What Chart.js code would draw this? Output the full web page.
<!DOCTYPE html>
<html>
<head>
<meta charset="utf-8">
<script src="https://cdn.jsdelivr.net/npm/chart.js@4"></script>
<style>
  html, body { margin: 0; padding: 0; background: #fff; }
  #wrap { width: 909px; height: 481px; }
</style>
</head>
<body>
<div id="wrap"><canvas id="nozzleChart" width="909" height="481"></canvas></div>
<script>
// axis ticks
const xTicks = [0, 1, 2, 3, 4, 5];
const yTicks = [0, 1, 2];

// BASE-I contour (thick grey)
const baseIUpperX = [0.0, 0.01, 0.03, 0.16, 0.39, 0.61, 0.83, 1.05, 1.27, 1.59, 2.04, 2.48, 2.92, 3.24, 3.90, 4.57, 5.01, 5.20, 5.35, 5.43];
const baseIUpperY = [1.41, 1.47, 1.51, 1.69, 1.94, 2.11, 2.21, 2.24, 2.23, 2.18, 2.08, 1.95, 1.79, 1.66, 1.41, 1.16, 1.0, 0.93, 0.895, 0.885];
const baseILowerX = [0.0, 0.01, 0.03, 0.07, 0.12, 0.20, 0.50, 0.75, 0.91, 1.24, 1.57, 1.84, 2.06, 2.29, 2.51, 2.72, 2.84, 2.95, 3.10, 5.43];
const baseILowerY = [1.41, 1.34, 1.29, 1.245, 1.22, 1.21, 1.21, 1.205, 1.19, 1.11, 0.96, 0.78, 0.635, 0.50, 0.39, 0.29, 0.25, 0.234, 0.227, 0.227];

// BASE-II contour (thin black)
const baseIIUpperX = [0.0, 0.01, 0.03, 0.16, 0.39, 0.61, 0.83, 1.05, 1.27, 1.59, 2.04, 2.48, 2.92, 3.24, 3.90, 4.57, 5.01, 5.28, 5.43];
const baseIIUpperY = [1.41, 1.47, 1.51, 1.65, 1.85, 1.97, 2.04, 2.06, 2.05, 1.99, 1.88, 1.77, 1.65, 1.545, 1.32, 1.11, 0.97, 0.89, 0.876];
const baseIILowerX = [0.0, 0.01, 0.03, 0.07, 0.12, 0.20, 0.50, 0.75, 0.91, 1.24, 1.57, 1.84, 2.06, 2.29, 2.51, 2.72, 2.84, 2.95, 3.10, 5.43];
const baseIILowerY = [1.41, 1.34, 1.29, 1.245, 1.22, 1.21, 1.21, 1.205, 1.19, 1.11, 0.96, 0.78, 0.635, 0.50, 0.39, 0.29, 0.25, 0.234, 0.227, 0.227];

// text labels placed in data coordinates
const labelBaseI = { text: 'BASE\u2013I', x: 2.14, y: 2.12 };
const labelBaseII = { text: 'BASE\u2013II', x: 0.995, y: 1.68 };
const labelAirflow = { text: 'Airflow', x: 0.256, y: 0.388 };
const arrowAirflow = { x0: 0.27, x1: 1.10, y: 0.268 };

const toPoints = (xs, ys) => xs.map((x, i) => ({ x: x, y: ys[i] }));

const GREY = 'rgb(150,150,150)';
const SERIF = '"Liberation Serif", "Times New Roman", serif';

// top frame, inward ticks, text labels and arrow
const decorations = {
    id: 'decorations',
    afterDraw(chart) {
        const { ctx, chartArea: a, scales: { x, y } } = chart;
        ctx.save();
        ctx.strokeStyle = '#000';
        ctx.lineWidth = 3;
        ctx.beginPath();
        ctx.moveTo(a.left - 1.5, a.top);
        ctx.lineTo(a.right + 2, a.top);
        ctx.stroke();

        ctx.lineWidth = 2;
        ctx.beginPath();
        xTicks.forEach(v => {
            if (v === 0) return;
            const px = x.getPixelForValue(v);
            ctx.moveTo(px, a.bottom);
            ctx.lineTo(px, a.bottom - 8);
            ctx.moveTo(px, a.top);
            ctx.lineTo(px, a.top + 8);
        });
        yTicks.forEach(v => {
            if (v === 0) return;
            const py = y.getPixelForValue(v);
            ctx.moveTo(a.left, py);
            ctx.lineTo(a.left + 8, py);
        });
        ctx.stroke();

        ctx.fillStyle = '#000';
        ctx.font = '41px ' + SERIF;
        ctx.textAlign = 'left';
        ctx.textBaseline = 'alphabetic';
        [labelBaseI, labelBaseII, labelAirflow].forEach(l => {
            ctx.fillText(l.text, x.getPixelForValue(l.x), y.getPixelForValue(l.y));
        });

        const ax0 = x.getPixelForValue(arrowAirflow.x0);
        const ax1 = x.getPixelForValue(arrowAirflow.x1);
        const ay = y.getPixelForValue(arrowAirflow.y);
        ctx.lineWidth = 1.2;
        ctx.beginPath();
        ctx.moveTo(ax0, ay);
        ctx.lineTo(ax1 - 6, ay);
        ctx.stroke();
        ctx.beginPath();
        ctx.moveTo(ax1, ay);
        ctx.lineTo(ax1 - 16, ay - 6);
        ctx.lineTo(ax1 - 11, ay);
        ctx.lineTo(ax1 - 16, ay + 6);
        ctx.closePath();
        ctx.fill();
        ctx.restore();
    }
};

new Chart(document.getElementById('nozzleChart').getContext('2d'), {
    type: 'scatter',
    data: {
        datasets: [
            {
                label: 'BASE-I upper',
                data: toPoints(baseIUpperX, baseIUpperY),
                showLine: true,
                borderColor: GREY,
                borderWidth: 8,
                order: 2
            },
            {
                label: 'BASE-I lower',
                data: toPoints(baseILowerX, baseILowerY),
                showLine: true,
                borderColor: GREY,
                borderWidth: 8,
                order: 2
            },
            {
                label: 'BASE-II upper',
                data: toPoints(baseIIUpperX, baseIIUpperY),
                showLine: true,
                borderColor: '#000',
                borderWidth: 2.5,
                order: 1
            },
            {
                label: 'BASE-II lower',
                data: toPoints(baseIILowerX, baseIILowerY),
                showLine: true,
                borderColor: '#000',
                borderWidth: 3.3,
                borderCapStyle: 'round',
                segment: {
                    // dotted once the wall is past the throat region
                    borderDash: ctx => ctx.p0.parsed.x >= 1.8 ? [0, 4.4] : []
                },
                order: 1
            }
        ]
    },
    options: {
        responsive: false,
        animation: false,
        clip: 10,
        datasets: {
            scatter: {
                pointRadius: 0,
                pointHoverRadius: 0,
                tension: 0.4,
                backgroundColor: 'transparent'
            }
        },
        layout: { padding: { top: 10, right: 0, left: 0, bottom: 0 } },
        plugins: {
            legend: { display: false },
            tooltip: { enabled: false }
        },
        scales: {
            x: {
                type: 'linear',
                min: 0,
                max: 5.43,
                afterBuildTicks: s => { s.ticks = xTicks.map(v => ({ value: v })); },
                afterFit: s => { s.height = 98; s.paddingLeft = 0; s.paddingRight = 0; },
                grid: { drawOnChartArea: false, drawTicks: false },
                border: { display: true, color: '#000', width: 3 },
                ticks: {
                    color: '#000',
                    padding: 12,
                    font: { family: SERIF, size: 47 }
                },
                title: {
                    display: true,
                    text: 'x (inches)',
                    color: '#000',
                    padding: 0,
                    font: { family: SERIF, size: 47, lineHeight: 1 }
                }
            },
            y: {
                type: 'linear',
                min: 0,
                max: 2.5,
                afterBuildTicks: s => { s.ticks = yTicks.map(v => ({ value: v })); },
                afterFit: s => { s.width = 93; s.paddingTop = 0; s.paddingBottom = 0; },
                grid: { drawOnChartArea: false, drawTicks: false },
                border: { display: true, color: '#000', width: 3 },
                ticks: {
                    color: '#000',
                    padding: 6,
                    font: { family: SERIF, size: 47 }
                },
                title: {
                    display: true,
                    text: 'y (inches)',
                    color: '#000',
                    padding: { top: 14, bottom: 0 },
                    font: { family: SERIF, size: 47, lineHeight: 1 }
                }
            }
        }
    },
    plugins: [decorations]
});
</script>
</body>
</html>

STATED EXERCISE -
Please quote the data above in full, with no line missing.

EXERCISE ANSWER -
What Chart.js code would draw this? Output the full web page.
<!DOCTYPE html>
<html>
<head>
<meta charset="utf-8">
<script src="https://cdn.jsdelivr.net/npm/chart.js@4"></script>
<style>
  html, body { margin: 0; padding: 0; background: #fff; }
  #wrap { width: 909px; height: 481px; }
</style>
</head>
<body>
<div id="wrap"><canvas id="nozzleChart" width="909" height="481"></canvas></div>
<script>
// axis ticks
const xTicks = [0, 1, 2, 3, 4, 5];
const yTicks = [0, 1, 2];

// BASE-I contour (thick grey)
const baseIUpperX = [0.0, 0.01, 0.03, 0.16, 0.39, 0.61, 0.83, 1.05, 1.27, 1.59, 2.04, 2.48, 2.92, 3.24, 3.90, 4.57, 5.01, 5.20, 5.35, 5.43];
const baseIUpperY = [1.41, 1.47, 1.51, 1.69, 1.94, 2.11, 2.21, 2.24, 2.23, 2.18, 2.08, 1.95, 1.79, 1.66, 1.41, 1.16, 1.0, 0.93, 0.895, 0.885];
const baseILowerX = [0.0, 0.01, 0.03, 0.07, 0.12, 0.20, 0.50, 0.75, 0.91, 1.24, 1.57, 1.84, 2.06, 2.29, 2.51, 2.72, 2.84, 2.95, 3.10, 5.43];
const baseILowerY = [1.41, 1.34, 1.29, 1.245, 1.22, 1.21, 1.21, 1.205, 1.19, 1.11, 0.96, 0.78, 0.635, 0.50, 0.39, 0.29, 0.25, 0.234, 0.227, 0.227];

// BASE-II contour (thin black)
const baseIIUpperX = [0.0, 0.01, 0.03, 0.16, 0.39, 0.61, 0.83, 1.05, 1.27, 1.59, 2.04, 2.48, 2.92, 3.24, 3.90, 4.57, 5.01, 5.28, 5.43];
const baseIIUpperY = [1.41, 1.47, 1.51, 1.65, 1.85, 1.97, 2.04, 2.06, 2.05, 1.99, 1.88, 1.77, 1.65, 1.545, 1.32, 1.11, 0.97, 0.89, 0.876];
const baseIILowerX = [0.0, 0.01, 0.03, 0.07, 0.12, 0.20, 0.50, 0.75, 0.91, 1.24, 1.57, 1.84, 2.06, 2.29, 2.51, 2.72, 2.84, 2.95, 3.10, 5.43];
const baseIILowerY = [1.41, 1.34, 1.29, 1.245, 1.22, 1.21, 1.21, 1.205, 1.19, 1.11, 0.96, 0.78, 0.635, 0.50, 0.39, 0.29, 0.25, 0.234, 0.227, 0.227];

// text labels placed in data coordinates
const labelBaseI = { text: 'BASE\u2013I', x: 2.14, y: 2.12 };
const labelBaseII = { text: 'BASE\u2013II', x: 0.995, y: 1.68 };
const labelAirflow = { text: 'Airflow', x: 0.256, y: 0.388 };
const arrowAirflow = { x0: 0.27, x1: 1.10, y: 0.268 };

const toPoints = (xs, ys) => xs.map((x, i) => ({ x: x, y: ys[i] }));

const GREY = 'rgb(150,150,150)';
const SERIF = '"Liberation Serif", "Times New Roman", serif';

// top frame, inward ticks, text labels and arrow
const decorations = {
    id: 'decorations',
    afterDraw(chart) {
        const { ctx, chartArea: a, scales: { x, y } } = chart;
        ctx.save();
        ctx.strokeStyle = '#000';
        ctx.lineWidth = 3;
        ctx.beginPath();
        ctx.moveTo(a.left - 1.5, a.top);
        ctx.lineTo(a.right + 2, a.top);
        ctx.stroke();

        ctx.lineWidth = 2;
        ctx.beginPath();
        xTicks.forEach(v => {
            if (v === 0) return;
            const px = x.getPixelForValue(v);
            ctx.moveTo(px, a.bottom);
            ctx.lineTo(px, a.bottom - 8);
            ctx.moveTo(px, a.top);
            ctx.lineTo(px, a.top + 8);
        });
        yTicks.forEach(v => {
            if (v === 0) return;
            const py = y.getPixelForValue(v);
            ctx.moveTo(a.left, py);
            ctx.lineTo(a.left + 8, py);
        });
        ctx.stroke();

        ctx.fillStyle = '#000';
        ctx.font = '41px ' + SERIF;
        ctx.textAlign = 'left';
        ctx.textBaseline = 'alphabetic';
        [labelBaseI, labelBaseII, labelAirflow].forEach(l => {
            ctx.fillText(l.text, x.getPixelForValue(l.x), y.getPixelForValue(l.y));
        });

        const ax0 = x.getPixelForValue(arrowAirflow.x0);
        const ax1 = x.getPixelForValue(arrowAirflow.x1);
        const ay = y.getPixelForValue(arrowAirflow.y);
        ctx.lineWidth = 1.2;
        ctx.beginPath();
        ctx.moveTo(ax0, ay);
        ctx.lineTo(ax1 - 6, ay);
        ctx.stroke();
        ctx.beginPath();
        ctx.moveTo(ax1, ay);
        ctx.lineTo(ax1 - 16, ay - 6);
        ctx.lineTo(ax1 - 11, ay);
        ctx.lineTo(ax1 - 16, ay + 6);
        ctx.closePath();
        ctx.fill();
        ctx.restore();
    }
};

new Chart(document.getElementById('nozzleChart').getContext('2d'), {
    type: 'scatter',
    data: {
        datasets: [
            {
                label: 'BASE-I upper',
                data: toPoints(baseIUpperX, baseIUpperY),
                showLine: true,
                borderColor: GREY,
                borderWidth: 8,
                order: 2
            },
            {
                label: 'BASE-I lower',
                data: toPoints(baseILowerX, baseILowerY),
                showLine: true,
                borderColor: GREY,
                borderWidth: 8,
                order: 2
            },
            {
                label: 'BASE-II upper',
                data: toPoints(baseIIUpperX, baseIIUpperY),
                showLine: true,
                borderColor: '#000',
                borderWidth: 2.5,
                order: 1
            },
            {
                label: 'BASE-II lower',
                data: toPoints(baseIILowerX, baseIILowerY),
                showLine: true,
                borderColor: '#000',
                borderWidth: 3.3,
                borderCapStyle: 'round',
                segment: {
                    // dotted once the wall is past the throat region
                    borderDash: ctx => ctx.p0.parsed.x >= 1.8 ? [0, 4.4] : []
                },
                order: 1
            }
        ]
    },
    options: {
        responsive: false,
        animation: false,
        clip: 10,
        datasets: {
            scatter: {
                pointRadius: 0,
                pointHoverRadius: 0,
                tension: 0.4,
                backgroundColor: 'transparent'
            }
        },
        layout: { padding: { top: 10, right: 0, left: 0, bottom: 0 } },
        plugins: {
            legend: { display: false },
            tooltip: { enabled: false }
        },
        scales: {
            x: {
                type: 'linear',
                min: 0,
                max: 5.43,
                afterBuildTicks: s => { s.ticks = xTicks.map(v => ({ value: v })); },
                afterFit: s => { s.height = 98; s.paddingLeft = 0; s.paddingRight = 0; },
                grid: { drawOnChartArea: false, drawTicks: false },
                border: { display: true, color: '#000', width: 3 },
                ticks: {
                    color: '#000',
                    padding: 12,
                    font: { family: SERIF, size: 47 }
                },
                title: {
                    display: true,
                    text: 'x (inches)',
                    color: '#000',
                    padding: 0,
                    font: { family: SERIF, size: 47, lineHeight: 1 }
                }
            },
            y: {
                type: 'linear',
                min: 0,
                max: 2.5,
                afterBuildTicks: s => { s.ticks = yTicks.map(v => ({ value: v })); },
                afterFit: s => { s.width = 93; s.paddingTop = 0; s.paddingBottom = 0; },
                grid: { drawOnChartArea: false, drawTicks: false },
                border: { display: true, color: '#000', width: 3 },
                ticks: {
                    color: '#000',
                    padding: 6,
                    font: { family: SERIF, size: 47 }
                },
                title: {
                    display: true,
                    text: 'y (inches)',
                    color: '#000',
                    padding: { top: 14, bottom: 0 },
                    font: { family: SERIF, size: 47, lineHeight: 1 }
                }
            }
        }
    },
    plugins: [decorations]
});
</script>
</body>
</html>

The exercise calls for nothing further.